■ What to work on ■
Copy, in full, each line of the material that holds the word "this".

==== Dataset ====

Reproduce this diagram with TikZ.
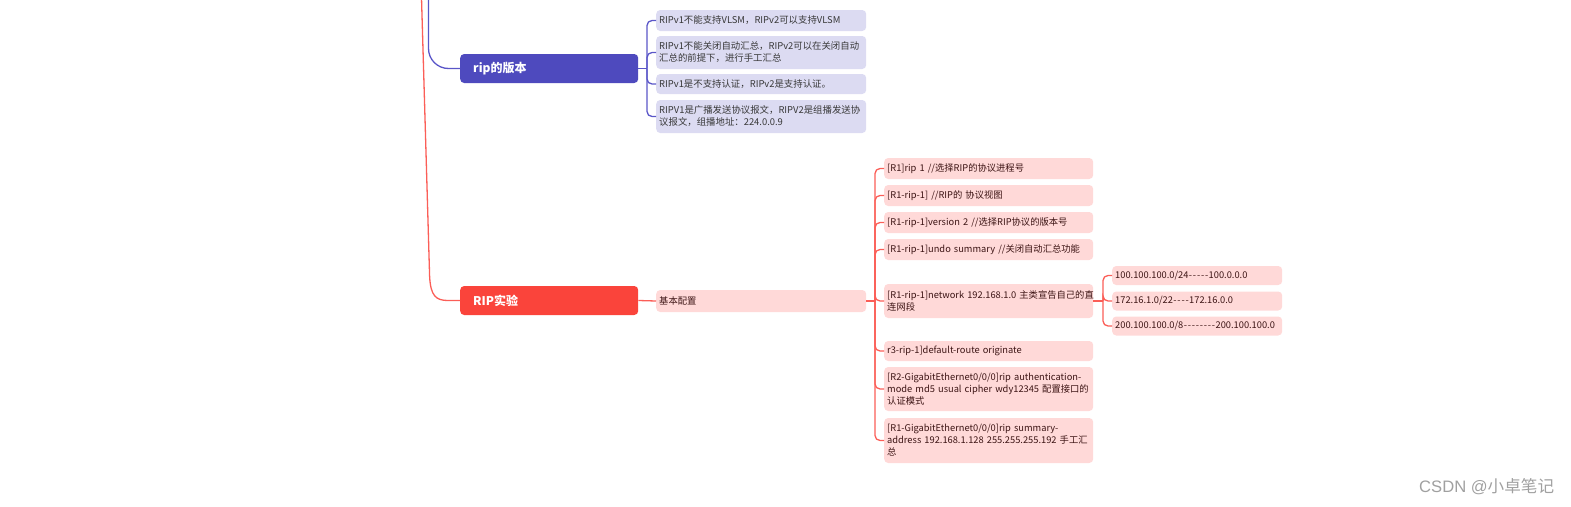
\documentclass[tikz,border=0pt]{standalone}
\usepackage{fontspec}
\setmainfont{Noto Sans CJK SC}
\newfontfamily\wmlatin{Liberation Sans}
\definecolor{blueM}{HTML}{4E4ABE}
\definecolor{blueF}{HTML}{DCDBF2}
\definecolor{blueL}{HTML}{5A56C8}
\definecolor{blueT}{HTML}{383838}
\definecolor{redM}{HTML}{FA443B}
\definecolor{redF}{HTML}{FFD9D8}
\definecolor{redL}{HTML}{FB5E57}
\definecolor{redT}{HTML}{3C1414}
\definecolor{wmT}{HTML}{A0A0A0}
\newcommand\oneline[1]{\mbox{#1}}
\newcommand\dsh{\kern0.4pt-\kern0.4pt}
\begin{document}
\begin{tikzpicture}[x=1pt,y=-1pt,
  bl/.style={draw=blueL, line width=1.3pt},
  rl/.style={draw=redL, line width=1.3pt},
  mainbox/.style={rounded corners=4pt, anchor=west, text=white, font=\fontsize{12}{14}\selectfont\bfseries, inner xsep=13pt, inner ysep=0pt, text width=152pt, minimum height=29pt, align=left},
  bchild/.style={fill=blueF, rounded corners=4pt, anchor=west, text=blueT, font=\fontsize{9.4}{12}\selectfont, inner xsep=3pt, inner ysep=0pt, text width=204pt, align=left},
  rchild/.style={fill=redF, rounded corners=4pt, anchor=west, text=redT, font=\fontsize{9.3}{12}\selectfont, inner xsep=3pt, inner ysep=0pt, text width=203pt, align=left},
  nchild/.style={rchild, text width=164pt}
]
\useasboundingbox (0,0) rectangle (1571,506);

% main topic nodes
\node[mainbox, fill=blueM] (rip) at (460,68.5) {rip的版本};
\node[mainbox, fill=redM] (exp) at (460,300.5) {RIP实验};

% blue children
\node[bchild, minimum height=21pt] (b1) at (656,20.5) {\oneline{RIPv1不能支持VLSM，RIPv2可以支持VLSM}};
\node[bchild, minimum height=33pt] (b2) at (656,52.5) {\oneline{RIPv1不能关闭自动汇总，RIPv2可以在关闭自动}\\\oneline{汇总的前提下，进行手工汇总}};
\node[bchild, minimum height=20pt] (b3) at (656,84) {\oneline{RIPv1是不支持认证，RIPv2是支持认证。}};
\node[bchild, minimum height=33pt] (b4) at (656,116.5) {\oneline{RIPV1是广播发送协议报文，RIPV2是组播发送协}\\\oneline{议报文，组播地址：224.0.0.9}};

% red children
\node[rchild, text width=204pt, minimum height=22pt] (base) at (656,301) {基本配置};
\node[rchild, minimum height=21pt] (p1) at (884,168.5) {\oneline{[R1]rip 1 //选择RIP的协议进程号}};
\node[rchild, minimum height=21pt] (p2) at (884,195.5) {\oneline{[R1-rip-1] //RIP的 协议视图}};
\node[rchild, minimum height=21pt] (p3) at (884,222.5) {\oneline{[R1-rip-1]version 2 //选择RIP协议的版本号}};
\node[rchild, minimum height=21pt] (p4) at (884,249.5) {\oneline{[R1-rip-1]undo summary //关闭自动汇总功能}};
\node[rchild, minimum height=34pt] (p5) at (884,301) {\oneline{[R1-rip-1]network 192.168.1.0 主类宣告自己的直}\\\oneline{连网段}};
\node[rchild, minimum height=20pt] (p6) at (884,351) {\oneline{r3-rip-1]default-route originate}};
\node[rchild, minimum height=44pt] (p7) at (884,389) {\oneline{[R2-GigabitEthernet0/0/0]rip authentication-}\\\oneline{mode md5 usual cipher wdy12345 配置接口的}\\\oneline{认证模式}};
\node[rchild, minimum height=45pt] (p8) at (884,440.5) {\oneline{[R1-GigabitEthernet0/0/0]rip summary-}\\\oneline{address 192.168.1.128 255.255.255.192 手工汇}\\\oneline{总}};

% network children
\node[nchild, minimum height=19pt] (n1) at (1112,275.5) {\oneline{100.100.100.0/24\dsh\dsh\dsh\dsh\dsh100.0.0.0}};
\node[nchild, minimum height=19pt] (n2) at (1112,301) {\oneline{172.16.1.0/22\dsh\dsh\dsh\dsh172.16.0.0}};
\node[nchild, minimum height=19pt] (n3) at (1112,326) {\oneline{200.100.100.0/8\dsh\dsh\dsh\dsh\dsh\dsh\dsh\dsh200.100.100.0}};

% main branches from off-picture root
\coordinate (btop) at (428.5,-2);
\coordinate (rtop) at (421.5,-2);
\coordinate (rbend) at (429.6,276);
\draw[bl, rounded corners=20pt] (btop) |- (rip.west);
\draw[rl] (rtop) -- (rbend) .. controls (430.5,296) and (436,300.5) .. (448,300.5) -- (exp.west);

% blue bracket
\coordinate (bj) at (647,68.5);
\draw[bl] (rip.east) -- (bj);
\foreach \c in {b1,b2,b3,b4} \draw[bl, rounded corners=5pt] (bj) |- (\c.west);

% red bracket
\draw[rl] (exp.east) -- (base.west);
\coordinate (rj) at (875,301);
\draw[rl] (base.east) -- (rj);
\foreach \c in {p1,p2,p3,p4,p5,p6,p7,p8} \draw[rl, rounded corners=5pt] (rj) |- (\c.west);

% network bracket
\coordinate (nj) at (1103,301);
\draw[rl] (p5.east) -- (nj);
\foreach \c in {n1,n2,n3} \draw[rl, rounded corners=5pt] (nj) |- (\c.west);

% watermark
\node[anchor=west, text=wmT, font=\fontsize{16.6}{18}\selectfont, inner sep=0pt] (wm) at (1419,487) {{\wmlatin CSDN @}小卓笔记};
\end{tikzpicture}
\end{document}
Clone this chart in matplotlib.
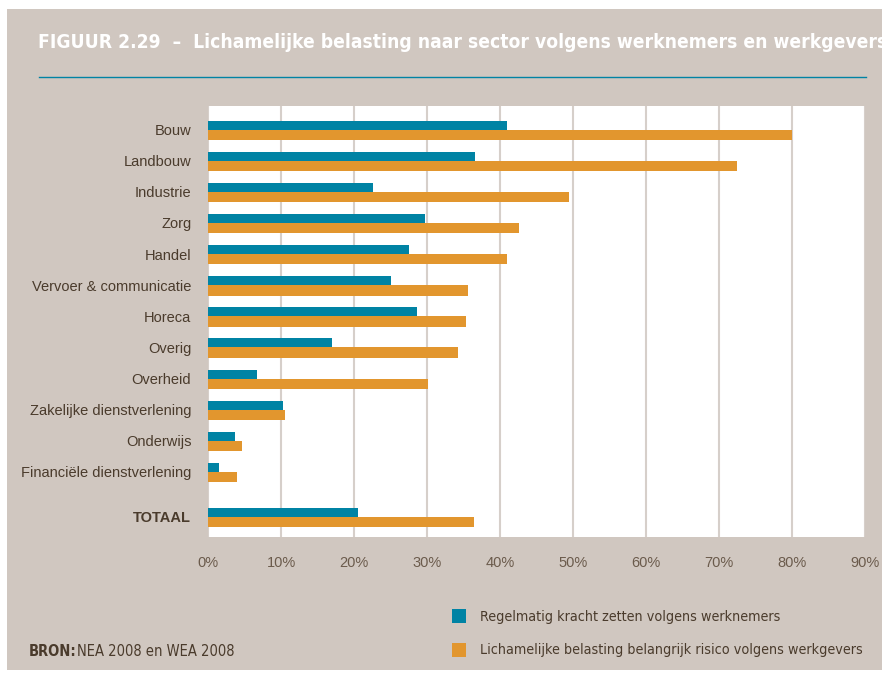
import matplotlib.pyplot as plt
from matplotlib.patches import Rectangle
from matplotlib.lines import Line2D
import numpy as np

sectors = ['Bouw', 'Landbouw', 'Industrie', 'Zorg', 'Handel', 'Vervoer & communicatie',
           'Horeca', 'Overig', 'Overheid', 'Zakelijke dienstverlening', 'Onderwijs',
           'Financiële dienstverlening', 'TOTAAL']
werknemers = [41.0, 36.6, 22.6, 29.7, 27.6, 25.0, 28.6, 17.0, 6.7, 10.3, 3.7, 1.5, 20.5]
werkgevers = [80.0, 72.5, 49.5, 42.6, 41.0, 35.6, 35.4, 34.3, 30.2, 10.5, 4.6, 4.0, 36.5]
xticks = [0, 10, 20, 30, 40, 50, 60, 70, 80, 90]

teal = '#0083a4'
orange = '#e2962e'
beige = '#d0c7c0'
brown = '#4a3b2c'
narrow = ['DejaVu Sans']

fig = plt.figure(figsize=(8.88, 6.74), dpi=100)
fig.patch.set_facecolor('white')
fig.patches.append(Rectangle((7 / 888, 1 - 670 / 674), 875 / 888, 661 / 674,
                             transform=fig.transFigure, facecolor=beige, edgecolor='none', zorder=-1))

ax = fig.add_axes([208 / 888, 1 - 537 / 674, 657 / 888, 431 / 674])
ax.set_zorder(2)
ax.set_facecolor('white')

pos = np.arange(len(sectors), dtype=float)
pos[-1] = 12.45
h = 0.33
ax.barh(pos - 0.12, werknemers, height=h, color=teal, zorder=3)
ax.barh(pos + 0.17, werkgevers, height=h, color=orange, zorder=3)

ax.set_xlim(0, 90)
ax.set_ylim(13.1, -0.76)
ax.set_xticks(xticks)
ax.set_xticklabels([f'{t}%' for t in xticks], fontsize=10.5, color='#6b5b4c', family='Liberation Sans')
ax.set_yticks(pos)
ax.set_yticklabels(sectors, fontsize=10.5, color=brown, family='Liberation Sans')
ax.get_yticklabels()[-1].set_fontweight('bold')
ax.tick_params(length=0)
ax.tick_params(axis='x', pad=14)
ax.tick_params(axis='y', pad=12)
ax.grid(axis='x', color='#d6cfca', linewidth=1.5, zorder=0)
for s in ax.spines.values():
    s.set_visible(False)

fig.text(38 / 888, 1 - 42 / 674, 'FIGUUR 2.29  –  Lichamelijke belasting naar sector volgens werknemers en werkgevers',
         color='white', fontsize=13.8, fontweight='bold', family=narrow, fontstretch='condensed', va='center')
fig.add_artist(Line2D([39 / 888, 866 / 888], [1 - 77 / 674, 1 - 77 / 674], color=teal, linewidth=1,
                      transform=fig.transFigure))

# legend
fig.patches.append(Rectangle((452 / 888, 1 - 623 / 674), 14 / 888, 14 / 674, transform=fig.transFigure,
                             facecolor=teal, edgecolor='none'))
fig.patches.append(Rectangle((452 / 888, 1 - 657 / 674), 14 / 888, 14 / 674, transform=fig.transFigure,
                             facecolor=orange, edgecolor='none'))
fig.text(480 / 888, 1 - 617 / 674, 'Regelmatig kracht zetten volgens werknemers', color=brown,
         fontsize=10.25, family=narrow, fontstretch='condensed', va='center')
fig.text(480 / 888, 1 - 650 / 674, 'Lichamelijke belasting belangrijk risico volgens werkgevers', color=brown,
         fontsize=10.25, family=narrow, fontstretch='condensed', va='center')

fig.text(29 / 888, 1 - 652 / 674, 'BRON:', color=brown, fontsize=10.5, fontweight='bold', family=narrow,
         fontstretch='condensed', va='center')
fig.text(77 / 888, 1 - 652 / 674, 'NEA 2008 en WEA 2008', color=brown, fontsize=10.5, family=narrow,
         fontstretch='condensed', va='center')

plt.savefig('out.png', dpi=100, facecolor=fig.get_facecolor())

====

■ Full answer ■
Reproduce this diagram with TikZ.
Clone this chart in matplotlib.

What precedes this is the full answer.